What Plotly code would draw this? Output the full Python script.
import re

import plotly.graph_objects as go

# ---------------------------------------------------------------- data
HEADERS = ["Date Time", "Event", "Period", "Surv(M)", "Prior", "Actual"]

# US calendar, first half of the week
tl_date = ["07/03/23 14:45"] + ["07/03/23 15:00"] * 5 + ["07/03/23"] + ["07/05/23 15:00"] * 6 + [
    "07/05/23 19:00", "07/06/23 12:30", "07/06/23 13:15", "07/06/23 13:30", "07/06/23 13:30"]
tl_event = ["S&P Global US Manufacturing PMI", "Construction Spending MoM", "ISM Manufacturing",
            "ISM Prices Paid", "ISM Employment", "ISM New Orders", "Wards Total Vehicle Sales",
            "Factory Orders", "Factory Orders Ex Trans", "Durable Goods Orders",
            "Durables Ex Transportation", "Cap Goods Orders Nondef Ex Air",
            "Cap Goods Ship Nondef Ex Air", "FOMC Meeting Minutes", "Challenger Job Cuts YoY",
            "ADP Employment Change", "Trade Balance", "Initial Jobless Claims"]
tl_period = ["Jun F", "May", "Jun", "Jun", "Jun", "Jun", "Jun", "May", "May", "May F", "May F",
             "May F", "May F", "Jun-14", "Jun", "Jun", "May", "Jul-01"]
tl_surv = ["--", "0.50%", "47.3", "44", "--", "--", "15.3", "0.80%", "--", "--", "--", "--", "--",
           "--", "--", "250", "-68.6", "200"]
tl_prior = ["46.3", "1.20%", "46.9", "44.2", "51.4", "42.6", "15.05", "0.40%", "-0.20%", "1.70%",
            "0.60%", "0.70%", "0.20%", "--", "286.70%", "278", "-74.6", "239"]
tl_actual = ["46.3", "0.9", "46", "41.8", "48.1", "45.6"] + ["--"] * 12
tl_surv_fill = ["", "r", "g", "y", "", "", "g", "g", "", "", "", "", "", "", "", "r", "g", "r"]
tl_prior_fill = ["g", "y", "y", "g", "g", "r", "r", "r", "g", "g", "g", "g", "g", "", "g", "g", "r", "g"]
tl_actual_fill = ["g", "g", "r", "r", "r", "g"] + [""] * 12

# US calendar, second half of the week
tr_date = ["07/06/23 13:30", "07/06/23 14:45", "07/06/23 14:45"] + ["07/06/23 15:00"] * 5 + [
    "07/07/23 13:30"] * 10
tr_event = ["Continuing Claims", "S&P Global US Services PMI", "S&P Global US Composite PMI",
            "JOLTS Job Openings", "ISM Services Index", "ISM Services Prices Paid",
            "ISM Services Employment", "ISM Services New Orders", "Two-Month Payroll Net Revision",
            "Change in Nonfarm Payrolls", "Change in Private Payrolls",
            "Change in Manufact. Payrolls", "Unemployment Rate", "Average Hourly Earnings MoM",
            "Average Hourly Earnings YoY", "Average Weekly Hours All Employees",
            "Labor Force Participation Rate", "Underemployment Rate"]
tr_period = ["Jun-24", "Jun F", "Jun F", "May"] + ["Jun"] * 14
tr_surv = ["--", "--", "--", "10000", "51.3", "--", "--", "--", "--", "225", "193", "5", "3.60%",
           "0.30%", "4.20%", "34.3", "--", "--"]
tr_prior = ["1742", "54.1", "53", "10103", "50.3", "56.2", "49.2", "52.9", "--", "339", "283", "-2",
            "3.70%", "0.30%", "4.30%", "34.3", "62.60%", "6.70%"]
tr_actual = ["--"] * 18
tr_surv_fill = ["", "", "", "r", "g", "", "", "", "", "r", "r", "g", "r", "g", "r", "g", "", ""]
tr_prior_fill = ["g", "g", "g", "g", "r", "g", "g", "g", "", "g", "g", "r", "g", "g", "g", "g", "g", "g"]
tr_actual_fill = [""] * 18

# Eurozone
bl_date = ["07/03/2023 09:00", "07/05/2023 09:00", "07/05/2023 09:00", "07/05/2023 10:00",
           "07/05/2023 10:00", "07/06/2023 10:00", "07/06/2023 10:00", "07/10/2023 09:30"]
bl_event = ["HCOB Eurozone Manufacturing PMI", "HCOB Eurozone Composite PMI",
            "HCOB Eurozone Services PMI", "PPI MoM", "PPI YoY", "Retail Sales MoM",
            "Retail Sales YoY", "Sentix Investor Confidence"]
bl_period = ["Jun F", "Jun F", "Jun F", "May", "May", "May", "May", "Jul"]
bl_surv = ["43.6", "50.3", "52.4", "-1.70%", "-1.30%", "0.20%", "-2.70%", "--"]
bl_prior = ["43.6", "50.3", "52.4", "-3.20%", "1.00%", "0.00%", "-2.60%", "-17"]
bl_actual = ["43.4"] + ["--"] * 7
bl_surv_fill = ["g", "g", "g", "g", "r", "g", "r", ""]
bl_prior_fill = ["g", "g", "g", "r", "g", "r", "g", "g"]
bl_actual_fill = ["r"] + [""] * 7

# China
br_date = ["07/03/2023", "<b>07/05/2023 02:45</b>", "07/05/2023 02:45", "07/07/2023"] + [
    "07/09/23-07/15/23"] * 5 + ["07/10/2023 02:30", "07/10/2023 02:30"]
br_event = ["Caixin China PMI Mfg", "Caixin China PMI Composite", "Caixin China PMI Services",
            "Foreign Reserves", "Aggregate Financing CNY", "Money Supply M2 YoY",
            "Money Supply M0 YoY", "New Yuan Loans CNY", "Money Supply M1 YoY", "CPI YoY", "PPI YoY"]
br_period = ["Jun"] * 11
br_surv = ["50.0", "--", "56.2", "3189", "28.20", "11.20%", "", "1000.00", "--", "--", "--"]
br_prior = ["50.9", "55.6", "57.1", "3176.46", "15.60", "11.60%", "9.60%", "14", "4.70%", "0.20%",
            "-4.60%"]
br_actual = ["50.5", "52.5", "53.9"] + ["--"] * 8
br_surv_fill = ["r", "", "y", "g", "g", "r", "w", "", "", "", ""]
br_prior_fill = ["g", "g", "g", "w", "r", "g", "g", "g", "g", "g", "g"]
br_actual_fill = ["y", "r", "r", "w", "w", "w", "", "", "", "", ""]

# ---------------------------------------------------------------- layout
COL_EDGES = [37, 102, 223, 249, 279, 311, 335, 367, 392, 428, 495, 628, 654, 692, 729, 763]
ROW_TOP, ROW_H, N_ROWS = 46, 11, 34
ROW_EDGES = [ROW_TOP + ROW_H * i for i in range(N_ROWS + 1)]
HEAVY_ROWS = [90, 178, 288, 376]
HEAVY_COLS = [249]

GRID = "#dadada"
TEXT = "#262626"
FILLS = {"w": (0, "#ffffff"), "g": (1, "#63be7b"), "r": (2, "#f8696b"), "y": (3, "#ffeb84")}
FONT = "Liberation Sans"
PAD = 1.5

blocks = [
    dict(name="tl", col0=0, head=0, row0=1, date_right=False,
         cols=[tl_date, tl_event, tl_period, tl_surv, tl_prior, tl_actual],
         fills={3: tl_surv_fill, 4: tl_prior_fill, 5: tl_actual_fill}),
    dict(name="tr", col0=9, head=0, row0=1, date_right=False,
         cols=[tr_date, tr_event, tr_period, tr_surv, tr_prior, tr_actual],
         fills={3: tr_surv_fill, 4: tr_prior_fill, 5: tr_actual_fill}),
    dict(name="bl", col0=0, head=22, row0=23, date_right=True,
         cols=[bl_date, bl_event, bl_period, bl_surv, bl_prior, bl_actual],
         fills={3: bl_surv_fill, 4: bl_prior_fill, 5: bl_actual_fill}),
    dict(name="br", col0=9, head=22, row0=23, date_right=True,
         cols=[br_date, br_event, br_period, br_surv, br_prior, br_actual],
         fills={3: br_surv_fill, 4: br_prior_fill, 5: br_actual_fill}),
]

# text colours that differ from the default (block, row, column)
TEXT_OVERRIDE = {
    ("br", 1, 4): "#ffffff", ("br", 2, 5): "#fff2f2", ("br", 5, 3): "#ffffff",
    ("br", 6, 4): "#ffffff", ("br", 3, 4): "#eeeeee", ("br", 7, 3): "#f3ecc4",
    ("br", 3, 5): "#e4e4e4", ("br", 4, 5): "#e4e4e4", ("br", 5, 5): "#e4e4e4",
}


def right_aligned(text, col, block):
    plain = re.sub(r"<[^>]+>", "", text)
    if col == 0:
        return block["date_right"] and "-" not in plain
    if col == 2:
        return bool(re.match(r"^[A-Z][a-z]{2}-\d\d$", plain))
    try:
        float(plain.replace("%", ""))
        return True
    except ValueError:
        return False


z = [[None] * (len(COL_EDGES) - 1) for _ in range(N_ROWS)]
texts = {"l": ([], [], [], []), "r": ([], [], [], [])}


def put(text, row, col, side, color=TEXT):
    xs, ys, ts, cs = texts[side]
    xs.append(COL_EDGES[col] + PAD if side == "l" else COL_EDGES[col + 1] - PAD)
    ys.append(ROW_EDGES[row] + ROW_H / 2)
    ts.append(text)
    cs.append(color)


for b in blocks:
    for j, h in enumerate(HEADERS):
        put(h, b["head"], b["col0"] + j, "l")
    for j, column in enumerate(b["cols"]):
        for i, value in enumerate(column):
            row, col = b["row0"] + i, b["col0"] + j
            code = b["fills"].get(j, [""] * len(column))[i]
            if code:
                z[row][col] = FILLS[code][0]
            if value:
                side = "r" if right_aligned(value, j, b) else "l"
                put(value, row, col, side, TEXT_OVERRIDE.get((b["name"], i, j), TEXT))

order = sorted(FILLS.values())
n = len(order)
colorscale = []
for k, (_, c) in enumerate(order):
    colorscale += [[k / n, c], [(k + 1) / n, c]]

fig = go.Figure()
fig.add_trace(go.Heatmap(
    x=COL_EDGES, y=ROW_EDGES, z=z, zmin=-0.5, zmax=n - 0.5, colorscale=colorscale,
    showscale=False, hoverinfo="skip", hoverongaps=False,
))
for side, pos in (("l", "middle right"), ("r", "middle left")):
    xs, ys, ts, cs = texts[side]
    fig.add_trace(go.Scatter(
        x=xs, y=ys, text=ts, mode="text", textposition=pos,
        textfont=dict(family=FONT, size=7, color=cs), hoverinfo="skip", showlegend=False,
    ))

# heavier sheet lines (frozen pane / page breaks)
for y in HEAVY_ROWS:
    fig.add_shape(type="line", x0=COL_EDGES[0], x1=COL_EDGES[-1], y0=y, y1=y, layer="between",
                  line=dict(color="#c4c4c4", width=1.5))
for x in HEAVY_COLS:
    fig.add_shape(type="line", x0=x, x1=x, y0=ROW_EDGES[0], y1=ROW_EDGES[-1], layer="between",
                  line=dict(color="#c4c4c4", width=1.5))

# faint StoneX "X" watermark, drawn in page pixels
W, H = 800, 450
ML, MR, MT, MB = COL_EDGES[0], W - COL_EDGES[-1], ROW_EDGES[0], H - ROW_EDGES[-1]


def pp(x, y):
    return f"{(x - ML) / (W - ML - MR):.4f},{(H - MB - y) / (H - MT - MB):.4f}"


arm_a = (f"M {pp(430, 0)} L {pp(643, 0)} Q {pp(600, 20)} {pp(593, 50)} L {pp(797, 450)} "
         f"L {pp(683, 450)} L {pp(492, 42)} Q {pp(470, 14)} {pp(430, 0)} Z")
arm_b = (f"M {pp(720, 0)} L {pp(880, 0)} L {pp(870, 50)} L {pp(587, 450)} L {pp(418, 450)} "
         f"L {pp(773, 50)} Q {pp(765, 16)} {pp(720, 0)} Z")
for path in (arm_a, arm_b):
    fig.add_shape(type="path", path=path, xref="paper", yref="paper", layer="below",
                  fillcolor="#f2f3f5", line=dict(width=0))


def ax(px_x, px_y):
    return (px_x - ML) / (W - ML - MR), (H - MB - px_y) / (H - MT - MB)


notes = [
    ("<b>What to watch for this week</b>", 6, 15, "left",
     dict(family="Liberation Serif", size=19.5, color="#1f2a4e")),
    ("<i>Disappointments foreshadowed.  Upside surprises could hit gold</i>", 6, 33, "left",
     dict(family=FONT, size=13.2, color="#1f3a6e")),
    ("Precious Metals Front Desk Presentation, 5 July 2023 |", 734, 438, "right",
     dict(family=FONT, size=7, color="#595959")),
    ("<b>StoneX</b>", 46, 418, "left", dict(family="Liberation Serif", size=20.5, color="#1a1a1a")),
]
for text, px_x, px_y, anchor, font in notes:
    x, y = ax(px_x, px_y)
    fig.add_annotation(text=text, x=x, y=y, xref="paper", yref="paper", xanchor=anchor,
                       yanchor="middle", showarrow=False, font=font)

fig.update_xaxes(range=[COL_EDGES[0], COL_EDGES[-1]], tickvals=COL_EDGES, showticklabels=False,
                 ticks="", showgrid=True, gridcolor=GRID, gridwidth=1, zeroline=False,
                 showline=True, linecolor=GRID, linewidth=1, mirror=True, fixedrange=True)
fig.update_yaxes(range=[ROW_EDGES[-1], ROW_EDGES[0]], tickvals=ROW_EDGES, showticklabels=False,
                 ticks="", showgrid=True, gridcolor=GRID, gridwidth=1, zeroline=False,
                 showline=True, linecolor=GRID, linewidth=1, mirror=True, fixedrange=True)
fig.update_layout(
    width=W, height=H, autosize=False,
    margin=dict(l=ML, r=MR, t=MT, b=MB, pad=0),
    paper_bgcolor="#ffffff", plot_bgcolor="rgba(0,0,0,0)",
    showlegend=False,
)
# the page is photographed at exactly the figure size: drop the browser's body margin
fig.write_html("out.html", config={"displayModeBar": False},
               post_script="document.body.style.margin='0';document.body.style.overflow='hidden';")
══════
Scan the material and collect every line that contains "code".

What Plotly code would draw this? Output the full Python script.
            code = b["fills"].get(j, [""] * len(column))[i]
            if code:
                z[row][col] = FILLS[code][0]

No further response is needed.